Monday, December 26, 2022

REVIEW: The Cat Who Could Read Backwards

The Cat Who Could Read Backwards
Author: Lillian Jackson Braun


 Jim Qwilleran's life took a bit of an unexpected detour....divorce, alcoholism....but he's getting things back on track. He takes a job as a feature writer with a newspaper, the Daily Fluxion. Although in the past he was a prize winning reporter, he starts out a bit humbly at his new job -- writing features on local artists. His publisher wants him to smooth some ruffled feathers. The paper's art critic has published some scathing, sarcastic commentary on the work of many local artists. Jim doesn't realize how cutthroat the art world can be until a local gallery owner turns up dead. He finds himself covering his art beat, while working in some sleuthing into the darkness lurking behind the local art culture.

This book is the start to this popular series. There are 29 books in this series, plus a couple short story collections. The first three books were written in the 60's when working at a large daily newspaper meant huge rooms filled with typewriters, hanging out at the press club, etc. As a former reporter and editor, it made me smile. Jim Qwilleran is thrown into writing features on art when he knows nothing about art at all. This might seem unrealistic to some....but not to me. On my first day as a newspaper reporter when I was fresh out of college, I was thrown into covering city and county commission meetings. I had to research things like property tax and appraisals, elections and other important topics that I knew absolutely nothing about. I was thrown right into the fire on day one and had to figure it out. Totally normal.....you have to fake it til you make it. Call and ask questions, check facts multiple times, look foolish on occasion to make sure a story is on target.....reading about Jim trying to swim through his confusion about art, eccentric artists and local shows made me smile. I never had to work in a large room filled with typewriters....we had computers. But, when I first started as a journalist at a small rural daily paper, we had to print our stories, send the trimmed copy through a wax machine and layout the pages by hand. I had to take and print my own photographs in "the dungeon''....the dank and horrid darkroom on the bottom floor of an ancient building. Reading this book made me a bit nostalgic for my own "old days.'' :)

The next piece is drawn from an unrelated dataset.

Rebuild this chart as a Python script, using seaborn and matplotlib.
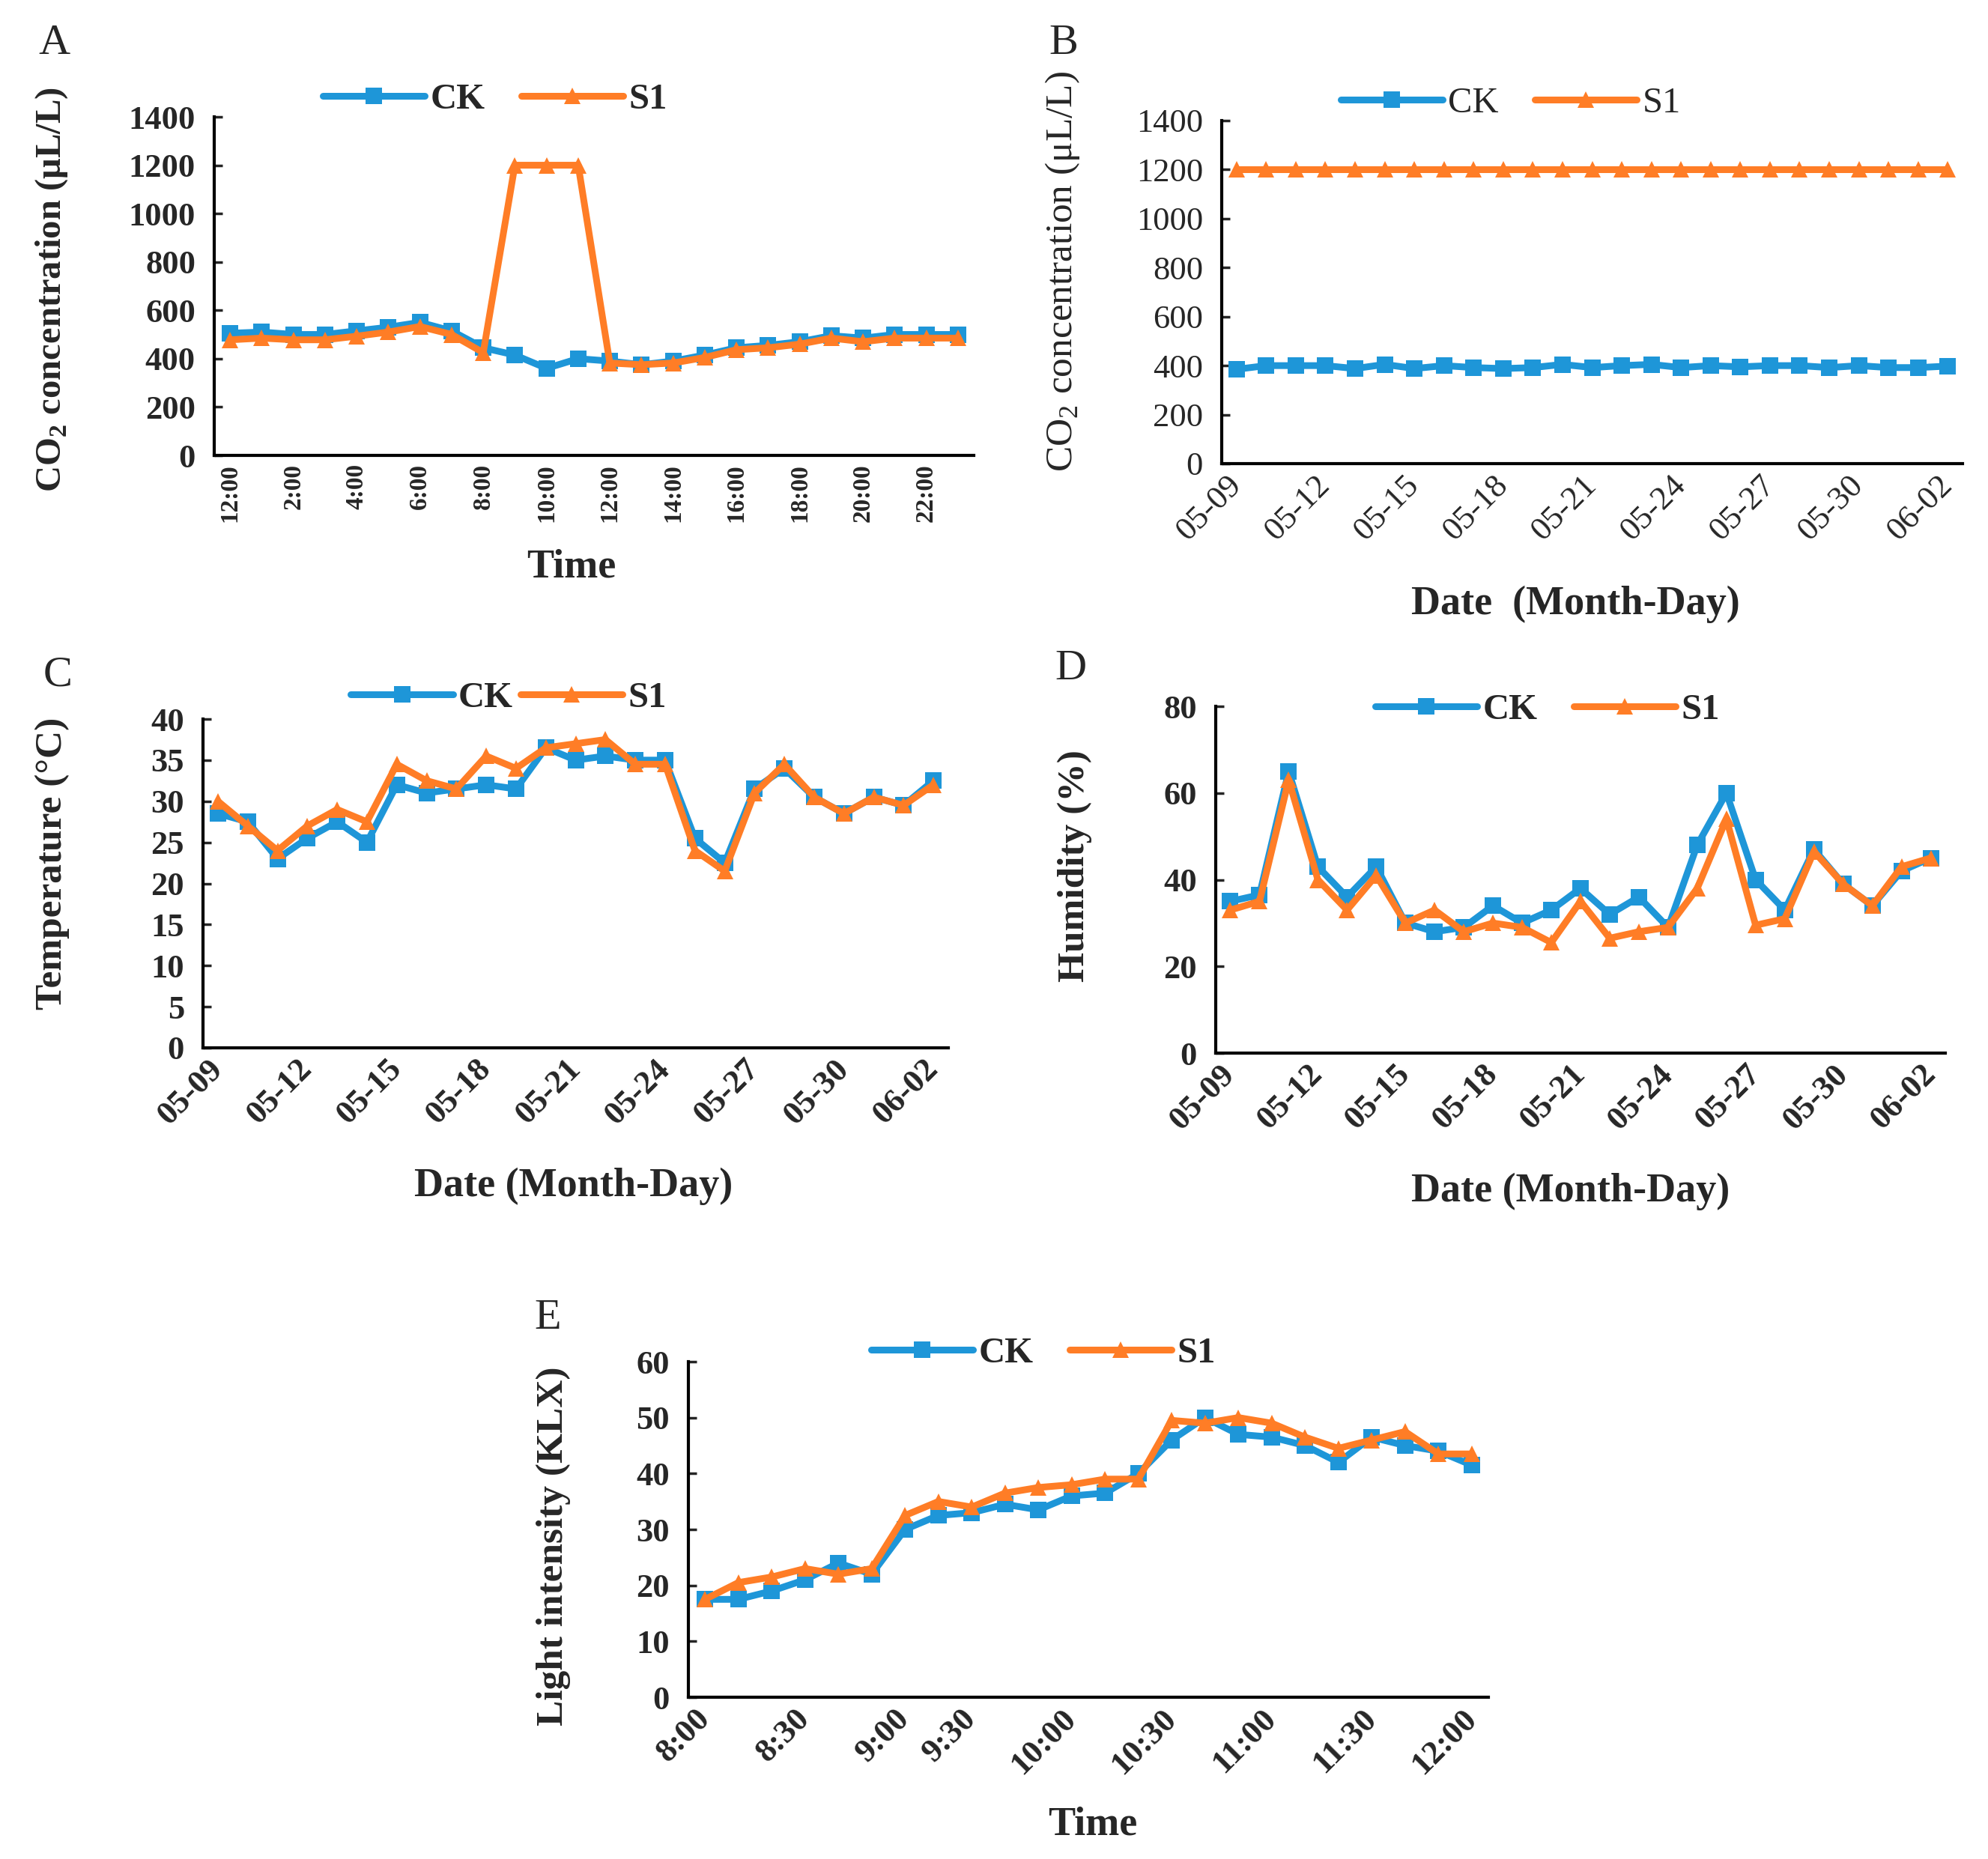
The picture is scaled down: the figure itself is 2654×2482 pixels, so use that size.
import pandas as pd
import matplotlib
matplotlib.use("Agg")
import matplotlib.pyplot as plt
import seaborn as sns

sns.set_style("white")
plt.rcParams['font.family'] = ['Liberation Serif', 'DejaVu Serif']
plt.rcParams['mathtext.fontset'] = 'custom'
plt.rcParams['mathtext.rm'] = 'Liberation Serif'
plt.rcParams['mathtext.bf'] = 'Liberation Serif:bold'

# ---- data ----
hours = ['12:00', '1:00', '2:00', '3:00', '4:00', '5:00', '6:00', '7:00', '8:00', '9:00', '10:00', '11:00',
         '12:00', '13:00', '14:00', '15:00', '16:00', '17:00', '18:00', '19:00', '20:00', '21:00', '22:00', '23:00']
a_ck = [505, 510, 500, 500, 515, 530, 550, 515, 445, 415, 360, 400,
        390, 375, 390, 415, 445, 455, 470, 495, 485, 500, 500, 500]
a_s1 = [478, 485, 478, 478, 493, 510, 533, 500, 425, 1200, 1200, 1200,
        382, 375, 382, 405, 437, 445, 460, 485, 470, 485, 485, 485]

dates = ['05-09', '05-10', '05-11', '05-12', '05-13', '05-14', '05-15', '05-16', '05-17', '05-18',
         '05-19', '05-20', '05-21', '05-22', '05-23', '05-24', '05-25', '05-26', '05-27', '05-28',
         '05-29', '05-30', '05-31', '06-01', '06-02']
b_ck = [385, 400, 400, 400, 388, 405, 388, 400, 392, 388, 392, 405, 392,
        400, 405, 392, 400, 395, 400, 400, 392, 400, 392, 392, 398]
b_s1 = [1200, 1200, 1200, 1200, 1200, 1200, 1200, 1200, 1200, 1200, 1200, 1200, 1200,
        1200, 1200, 1200, 1200, 1200, 1200, 1200, 1200, 1200, 1200, 1200, 1200]

c_ck = [28.5, 27.5, 23, 25.5, 27.5, 25, 32, 31, 31.5, 32, 31.5, 36.5, 35,
        35.5, 35, 35, 25.5, 22.5, 31.5, 34, 30.5, 28.5, 30.5, 29.5, 32.5]
c_s1 = [30, 27, 24, 27, 29, 27.5, 34.5, 32.5, 31.5, 35.5, 34, 36.5, 37,
        37.5, 34.5, 34.5, 24, 21.5, 31, 34.5, 30.5, 28.5, 30.5, 29.5, 32]

d_ck = [35, 36.5, 65, 43, 36, 43, 30, 28, 29, 34, 30, 33, 38,
        32, 36, 29, 48, 60, 40, 33, 47, 39, 34, 42, 45]
d_s1 = [33, 35, 63, 40, 33, 41, 30, 33, 28, 30, 29, 25.5, 35,
        26.5, 28, 29, 38, 54, 29.5, 31, 46.5, 39, 34, 43, 45]

times = ['8:00', '8:10', '8:20', '8:30', '8:40', '8:50', '9:00', '9:15', '9:30', '9:40', '9:50', '10:00',
         '10:10', '10:20', '10:30', '10:40', '10:50', '11:00', '11:10', '11:20', '11:30', '11:40', '11:50', '12:00']
e_ck = [17.5, 17.5, 19, 21, 24, 22, 30, 32.5, 33, 34.5, 33.5, 36,
        36.5, 40, 46, 50, 47, 46.5, 45, 42, 46.5, 45, 44, 41.5]
e_s1 = [17.5, 20.5, 21.5, 23, 22, 23, 32.5, 35, 34, 36.5, 37.5, 38,
        39, 39, 49.5, 49, 50, 49, 46.5, 44.5, 46, 47.5, 43.5, 43.5]

pal = {'CK': '#1e96d8', 'S1': '#ff7d26'}
marks = {'CK': 's', 'S1': '^'}

fig = plt.figure(figsize=(26.54, 24.82), dpi=100)


def panel(rect, ck, s1, cats, shown, yticks, ylabel, xlabel, rot, bold=True,
          leg_xy=(0.4, 1.05), colsp=1.0, ylab=(-0.2, 0.5), xlab=(0.5, -0.35), tick_fs=32, pad=16,
          ylab_fs=37):
    ax = fig.add_axes(rect)
    n = len(cats)
    df = pd.DataFrame({'pos': list(range(n)) * 2, 'value': ck + s1,
                       'series': ['CK'] * n + ['S1'] * n})
    sns.lineplot(data=df, x='pos', y='value', hue='series', style='series',
                 markers=marks, dashes=False, palette=pal, linewidth=6.5,
                 markersize=16, markeredgewidth=0, legend=False, ax=ax)
    w = 'bold' if bold else 'normal'
    ax.set_xlim(-0.5, n - 0.5)
    ax.set_ylim(yticks[0], yticks[-1])
    ax.set_yticks(yticks)
    ax.set_yticklabels([str(t) for t in yticks], fontsize=32, fontweight=w)
    ax.set_xticks(shown)
    ax.set_xticks([k - 0.5 for k in range(n + 1)], minor=True)
    if rot == 90:
        ax.set_xticklabels([cats[k] for k in shown], rotation=90, fontsize=tick_fs,
                           fontweight=w, ha='center', va='top')
    else:
        ax.set_xticklabels([cats[k] for k in shown], rotation=rot, fontsize=tick_fs,
                           fontweight=w, ha='right', va='center', rotation_mode='anchor')
    ax.tick_params(axis='x', which='major', length=0, pad=pad)
    ax.tick_params(axis='x', which='minor', direction='in', length=11, width=2.5)
    ax.tick_params(axis='y', direction='in', length=8, width=2.5, pad=18, left=True)
    for s in ['top', 'right']:
        ax.spines[s].set_visible(False)
    for s in ['left', 'bottom']:
        ax.spines[s].set_linewidth(3)
        ax.spines[s].set_color('black')
    ax.set_ylabel(ylabel, fontsize=ylab_fs, fontweight=w)
    ax.set_xlabel(xlabel, fontsize=39, fontweight='bold')
    ax.yaxis.set_label_coords(*ylab)
    ax.xaxis.set_label_coords(*xlab)
    ax.legend(handles=ax.lines[:2], labels=['CK', 'S1'], loc='center', bbox_to_anchor=leg_xy,
              ncol=2, frameon=False, handlelength=2.8, columnspacing=colsp, handletextpad=0.15,
              prop={'family': ['Liberation Serif'], 'size': 35, 'weight': w})
    return ax


W, H = 2654, 2482


def rect(x0, x1, y0, y1):
    return [x0 / W, 1 - y1 / H, (x1 - x0) / W, (y1 - y0) / H]


co2_b = r'CO$_\mathbf{2}$ concentration (μL/L)'
co2_r = r'CO$_\mathrm{2}$ concentration (μL/L)'

panel(rect(286, 1300, 156, 608), a_ck, a_s1, hours, list(range(0, 24, 2)),
      list(range(0, 1401, 200)), co2_b, 'Time', 90, leg_xy=(0.37, 1.05),
      ylab=(-0.19, 0.49), xlab=(0.47, -0.275), tick_fs=24, pad=8, ylab_fs=35)
panel(rect(1631, 2620, 161, 619), b_ck, b_s1, dates, list(range(0, 25, 3)),
      list(range(0, 1401, 200)), co2_r, 'Date  (Month-Day)', 45, bold=False,
      leg_xy=(0.39, 1.05), ylab=(-0.189, 0.56), xlab=(0.478, -0.355))
panel(rect(271, 1266, 960, 1399), c_ck, c_s1, dates, list(range(0, 25, 3)),
      list(range(0, 41, 5)), 'Temperature (°C)', 'Date (Month-Day)', 45,
      leg_xy=(0.41, 1.064), colsp=0.2, ylab=(-0.179, 0.56), xlab=(0.497, -0.363))
panel(rect(1623, 2597, 943, 1406), d_ck, d_s1, dates, list(range(0, 25, 3)),
      list(range(0, 81, 20)), 'Humidity (%)', 'Date (Month-Day)', 45,
      leg_xy=(0.455, 0.99), ylab=(-0.169, 0.54), xlab=(0.486, -0.346))
panel(rect(919, 1987, 1818, 2266), e_ck, e_s1, times, [0, 3, 6, 8, 11, 14, 17, 20, 23],
      list(range(0, 61, 10)), 'Light intensity (KLX)', 'Time', 45,
      leg_xy=(0.444, 1.025), ylab=(-0.147, 0.45), xlab=(0.505, -0.324))

for letter, x, y in [('A', 72, 58), ('B', 1420, 58), ('C', 77, 902), ('D', 1429, 893), ('E', 731, 1760)]:
    fig.text(x / W, 1 - y / H, letter, fontsize=42, ha='center', va='center')

fig.savefig('out.png', dpi=100, facecolor='white')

The first three books in this series were written in the 60s. Then Lilian Jackson Braun picked it up again in the late 80s....that's when I discovered this series. I got to book 8 before life interrupted and I lost track of the series. I'm going to revisit the books I read way back then.....and then read my way through the stories I missed! :) Lots of reading to do! I'm looking forward to revisiting the interesting reporter whose mustache tingles when a story is going to break and his two siamese cat companions!

12/26/2022 - I originally wrote this review in July 2019. Returning to this series again. Re-read book 1 (loved it all over again) and now on to book 2.